>> Start Material for the task

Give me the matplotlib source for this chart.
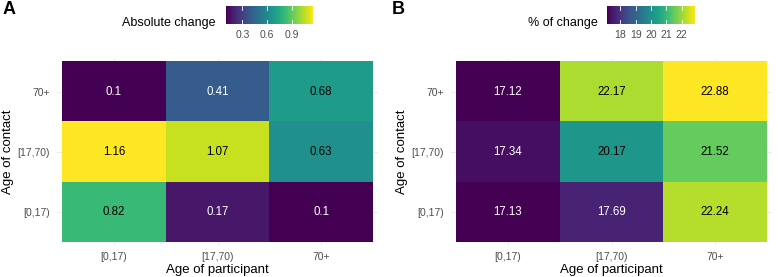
import numpy as np
import matplotlib.pyplot as plt
import matplotlib as mpl

plt.rcParams.update({
    'font.family': ['Liberation Sans', 'DejaVu Sans'],
    'font.size': 8,
})

participant = ['[0,17)', '[17,70)', '70+']
contact = ['[0,17)', '[17,70)', '70+']

# rows = contact (bottom to top), cols = participant
abs_change = np.array([
    [0.82, 0.17, 0.10],
    [1.16, 1.07, 0.63],
    [0.10, 0.41, 0.68],
])
pct_change = np.array([
    [17.13, 17.69, 22.24],
    [17.34, 20.17, 21.52],
    [17.12, 22.17, 22.88],
])

W, H = 778, 277
fig = plt.figure(figsize=(W / 100, H / 100), dpi=100)
cmap = plt.get_cmap('viridis')
grid_col = '#EBEBEB'
tick_col = '#4D4D4D'


def px(x0, y0, x1, y1):
    return [x0 / W, 1 - y1 / H, (x1 - x0) / W, (y1 - y0) / H]


def heat(ax, data, fmt, xc, yl):
    vmin, vmax = data.min(), data.max()
    norm = mpl.colors.Normalize(vmin, vmax)
    for k in range(3):
        ax.axvline(k, color=grid_col, lw=0.8, zorder=0)
        ax.axhline(k, color=grid_col, lw=0.8, zorder=0)
    ax.imshow(data, cmap=cmap, norm=norm, origin='lower',
              extent=(-0.5, 2.5, -0.5, 2.5), aspect='auto', zorder=1)
    for i in range(3):
        for j in range(3):
            v = data[i, j]
            c = 'white' if norm(v) < 0.45 else 'black'
            ax.text(j, i, fmt.format(v), ha='center', va='center',
                    color=c, fontsize=8.3, zorder=2)
    ax.set_xlim(-0.55, 2.55)
    ax.set_ylim(-0.55, 2.55)
    ax.set_xticks(range(3))
    ax.set_xticklabels(participant)
    ax.set_yticks(range(3))
    ax.set_yticklabels(contact)
    ax.tick_params(length=0, colors=tick_col, labelsize=7.5)
    ax.tick_params(axis='x', pad=5)
    ax.tick_params(axis='y', pad=5)
    for s in ax.spines.values():
        s.set_visible(False)
    fig.text(xc / W, 1 - 270 / H, 'Age of participant', fontsize=9.5,
             ha='center', va='center')
    fig.text(yl / W, 1 - 152 / H, 'Age of contact', fontsize=9.5,
             ha='center', va='center', rotation=90)
    return vmin, vmax


def cbar(rect, vmin, vmax, ticks, labels, title, title_x):
    cax = fig.add_axes(px(*rect))
    grad = np.linspace(vmin, vmax, 256)[None, :]
    cax.imshow(grad, cmap=cmap, aspect='auto', extent=(vmin, vmax, 0, 1))
    for t in ticks:
        cax.plot([t, t], [0, 0.2], color='white', lw=0.6)
        cax.plot([t, t], [0.8, 1], color='white', lw=0.6)
    cax.set_xlim(vmin, vmax)
    cax.set_ylim(0, 1)
    cax.set_xticks(ticks)
    cax.set_xticklabels(labels)
    cax.set_yticks([])
    cax.tick_params(length=0, colors=tick_col, labelsize=7.5, pad=4)
    for s in cax.spines.values():
        s.set_visible(False)
    fig.text(title_x / W, 1 - 23 / H, title, ha='right', va='center',
             fontsize=9)


axA = fig.add_axes(px(57, 59, 378, 245))
vmin, vmax = heat(axA, abs_change, '{:g}', 217, 8)
cbar((226, 6, 313, 24), vmin, vmax, [0.3, 0.6, 0.9],
     ['0.3', '0.6', '0.9'], 'Absolute change', 215)

axB = fig.add_axes(px(451, 59, 772, 245))
vmin, vmax = heat(axB, pct_change, '{:.2f}', 611, 402)
cbar((607, 6, 695, 24), vmin, vmax, [18, 19, 20, 21, 22],
     ['18', '19', '20', '21', '22'], '% of change', 598)

fig.text(3 / W, 1 - 10 / H, 'A', fontsize=13, fontweight='bold',
         ha='left', va='center')
fig.text(392 / W, 1 - 10 / H, 'B', fontsize=13, fontweight='bold',
         ha='left', va='center')

fig.savefig('out.png', dpi=100)
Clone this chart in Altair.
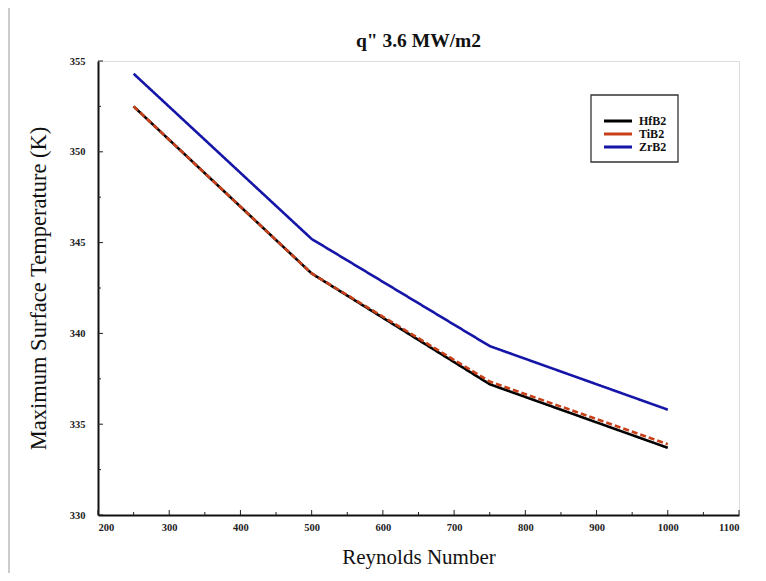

>> End Material for the task

### Exercise goal
Of the lines above, copy each that contains "matplotlib".

### Reply to the exercise
Give me the matplotlib source for this chart.
import matplotlib.pyplot as plt
import matplotlib as mpl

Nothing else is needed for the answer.